# Regular expressions 

This task of searching and extracting is so common that Python has a very powerful
library called regular expressions that handles many of these tasks quite elegantly

In [1]:
import re

In [2]:
quote = "I am a Data Analyst. I love data. My goal is to help you learn everything Data."

## Search

In [3]:
re.search('goal', quote)

<re.Match object; span=(37, 41), match='goal'>

In [4]:
re.search('Data', quote).group()

'Data'

## Find 

In [5]:
# Returns a list
re.findall('Data', quote)

['Data', 'Data']

In [6]:
len(re.findall('Data', quote))

2

In [7]:
s = 'A message from csev@umich.edu to cwen@iupui.edu about meeting @2PM'
lst = re.findall('\S+@\S+', s)
print(lst)

['csev@umich.edu', 'cwen@iupui.edu']


The findall() method searches the string in the second argument and returns a
list of all of the strings that look like email addresses. We are using a two-character
sequence that matches a non-whitespace character (\S).

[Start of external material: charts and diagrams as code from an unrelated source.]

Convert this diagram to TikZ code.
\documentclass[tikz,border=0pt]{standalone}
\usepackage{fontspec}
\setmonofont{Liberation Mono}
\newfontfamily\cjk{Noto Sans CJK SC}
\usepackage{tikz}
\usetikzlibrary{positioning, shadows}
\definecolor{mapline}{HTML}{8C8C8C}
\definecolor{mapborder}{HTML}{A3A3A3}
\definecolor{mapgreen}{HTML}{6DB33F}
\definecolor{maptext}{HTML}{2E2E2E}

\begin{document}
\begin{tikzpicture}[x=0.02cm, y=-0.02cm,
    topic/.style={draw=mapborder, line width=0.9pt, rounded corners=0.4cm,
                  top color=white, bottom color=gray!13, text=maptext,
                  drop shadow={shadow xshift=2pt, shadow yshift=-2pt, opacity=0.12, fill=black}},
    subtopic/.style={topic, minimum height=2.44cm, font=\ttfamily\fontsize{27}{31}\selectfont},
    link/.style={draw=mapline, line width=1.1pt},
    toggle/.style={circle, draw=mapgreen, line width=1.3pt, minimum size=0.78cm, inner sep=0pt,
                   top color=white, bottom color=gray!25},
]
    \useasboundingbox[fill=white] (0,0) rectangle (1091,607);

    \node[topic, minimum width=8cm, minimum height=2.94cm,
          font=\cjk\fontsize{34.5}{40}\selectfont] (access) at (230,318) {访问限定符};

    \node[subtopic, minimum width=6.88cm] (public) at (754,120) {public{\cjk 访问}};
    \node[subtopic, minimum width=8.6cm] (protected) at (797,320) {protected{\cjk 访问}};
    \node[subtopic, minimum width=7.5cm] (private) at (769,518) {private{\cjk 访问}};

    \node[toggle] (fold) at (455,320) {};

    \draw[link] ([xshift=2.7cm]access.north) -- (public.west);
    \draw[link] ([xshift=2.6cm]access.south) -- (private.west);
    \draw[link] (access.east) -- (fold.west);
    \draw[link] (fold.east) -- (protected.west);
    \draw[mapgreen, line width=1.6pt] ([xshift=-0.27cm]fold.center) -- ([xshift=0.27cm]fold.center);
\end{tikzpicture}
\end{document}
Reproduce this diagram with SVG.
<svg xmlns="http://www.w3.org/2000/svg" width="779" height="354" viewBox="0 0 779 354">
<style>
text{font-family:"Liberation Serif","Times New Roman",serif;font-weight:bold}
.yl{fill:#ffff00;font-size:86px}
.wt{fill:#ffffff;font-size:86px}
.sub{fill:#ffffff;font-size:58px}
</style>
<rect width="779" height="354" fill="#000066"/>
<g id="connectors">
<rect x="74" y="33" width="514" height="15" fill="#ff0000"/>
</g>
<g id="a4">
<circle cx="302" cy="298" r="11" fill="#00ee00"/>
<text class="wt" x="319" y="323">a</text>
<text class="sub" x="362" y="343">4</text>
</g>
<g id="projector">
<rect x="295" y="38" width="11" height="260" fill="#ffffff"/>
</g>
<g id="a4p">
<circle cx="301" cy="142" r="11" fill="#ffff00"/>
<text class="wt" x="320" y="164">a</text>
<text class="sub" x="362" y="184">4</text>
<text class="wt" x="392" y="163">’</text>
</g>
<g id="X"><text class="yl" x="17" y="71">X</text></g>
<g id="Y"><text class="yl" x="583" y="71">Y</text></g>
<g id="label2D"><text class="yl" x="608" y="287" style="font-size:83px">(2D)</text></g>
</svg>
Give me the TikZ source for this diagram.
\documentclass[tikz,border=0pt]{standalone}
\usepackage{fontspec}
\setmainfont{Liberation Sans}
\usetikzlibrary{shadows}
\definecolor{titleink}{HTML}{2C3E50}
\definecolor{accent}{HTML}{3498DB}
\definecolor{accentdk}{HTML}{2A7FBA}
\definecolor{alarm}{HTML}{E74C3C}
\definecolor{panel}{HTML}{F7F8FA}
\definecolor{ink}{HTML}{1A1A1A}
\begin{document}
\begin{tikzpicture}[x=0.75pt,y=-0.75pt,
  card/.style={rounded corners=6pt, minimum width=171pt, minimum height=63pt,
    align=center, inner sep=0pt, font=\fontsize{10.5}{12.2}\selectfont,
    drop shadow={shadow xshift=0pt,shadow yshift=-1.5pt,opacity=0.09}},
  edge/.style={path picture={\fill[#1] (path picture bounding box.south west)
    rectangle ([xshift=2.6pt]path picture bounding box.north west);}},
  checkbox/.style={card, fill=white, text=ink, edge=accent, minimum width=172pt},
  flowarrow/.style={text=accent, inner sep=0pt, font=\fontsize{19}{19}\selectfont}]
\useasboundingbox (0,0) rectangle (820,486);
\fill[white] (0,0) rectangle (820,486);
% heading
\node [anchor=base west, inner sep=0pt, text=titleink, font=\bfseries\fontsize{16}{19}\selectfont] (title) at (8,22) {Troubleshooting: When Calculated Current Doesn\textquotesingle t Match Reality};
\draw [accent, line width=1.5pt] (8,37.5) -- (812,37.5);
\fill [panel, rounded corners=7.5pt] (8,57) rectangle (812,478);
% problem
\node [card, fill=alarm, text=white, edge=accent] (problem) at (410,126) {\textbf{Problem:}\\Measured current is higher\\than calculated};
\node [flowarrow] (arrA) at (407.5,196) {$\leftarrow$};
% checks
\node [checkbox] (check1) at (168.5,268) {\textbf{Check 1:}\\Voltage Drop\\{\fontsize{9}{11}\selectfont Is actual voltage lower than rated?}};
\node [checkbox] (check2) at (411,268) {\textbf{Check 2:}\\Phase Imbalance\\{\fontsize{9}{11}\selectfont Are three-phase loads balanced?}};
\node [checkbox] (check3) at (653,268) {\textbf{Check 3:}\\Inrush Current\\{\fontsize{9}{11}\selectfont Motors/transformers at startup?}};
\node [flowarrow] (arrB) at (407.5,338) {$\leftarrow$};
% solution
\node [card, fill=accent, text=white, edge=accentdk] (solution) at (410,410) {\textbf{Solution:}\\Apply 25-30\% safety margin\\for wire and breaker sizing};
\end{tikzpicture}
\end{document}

We can indicate that we want to simply match a character by prefixing that character with a backslash.

## Split

In [8]:
re.split('\.', quote)

['I am a Data Analyst',
 ' I love data',
 ' My goal is to help you learn everything Data',
 '']

## Sub 

In [9]:
re.sub('goal', 'task', quote)

'I am a Data Analyst. I love data. My task is to help you learn everything Data.'

In [10]:
re.sub('I', 'You', quote, count=1)

'You am a Data Analyst. I love data. My goal is to help you learn everything Data.'

## Pattern matching 

Search finds from the whole string. Match only finds if the string starts with
that character

In [11]:
# Uppercase match ^ is the start and $ the end 
pattern = re.compile("^[A-Z]+$")

In [12]:
pattern.search('Hello World')

In [13]:
pattern.search('HELLO WORLD')

In [14]:
pattern.search('HELLOWORLD')

<re.Match object; span=(0, 10), match='HELLOWORLD'>

In [15]:
pattern = re.compile("^[a-zA-Z\s]+$")

In [16]:
print(pattern.search('Hello World'))

<re.Match object; span=(0, 11), match='Hello World'>


In [17]:
print(pattern.search('Hello world'))

<re.Match object; span=(0, 11), match='Hello world'>


In [18]:
print(pattern.search('helloworld'))

<re.Match object; span=(0, 10), match='helloworld'>


## Extra methods

- ˆ Matches the beginning of the line.
- $ Matches the end of the line.
- . Matches any character (a wildcard).
- \s Matches a whitespace character.
- \S Matches a non-whitespace character (opposite of \s).
- * Applies to the immediately preceding character and indicates to match zero or more of the preceding character(s).
- *? Applies to the immediately preceding character and indicates to match zero or more of the preceding character(s) in “non-greedy mode”.
- + Applies to the immediately preceding character and indicates to match one ormore of the preceding character(s).
- +? Applies to the immediately preceding character and indicates to match one or more of the preceding character(s) in “non-greedy mode”.
- [aeiou] Matches a single character as long as that character is in the specified set.
In this example, it would match “a”, “e”, “i”, “o”, or “u”, but no other characters.
[a-z0-9] You can specify ranges of characters using the minus sign. This example is a single character that must be a lowercase letter or a digit.
- [ˆA-Za-z] When the first character in the set notation is a caret, it inverts the logic.This example matches a single character that is anything other than an uppercase or lowercase letter.
- ( ) When parentheses are added to a regular expression, they are ignored for the purpose of matching, but allow you to extract a particular subset of the matched string rather than the whole string when using findall()
- \b Matches the empty string, but only at the start or end of a word.
- \B Matches the empty string, but not at the start or end of a word.
- \d Matches any decimal digit; equivalent to the set [0-9].
- \D Matches any non-digit character; equivalent to the set [ˆ0-9].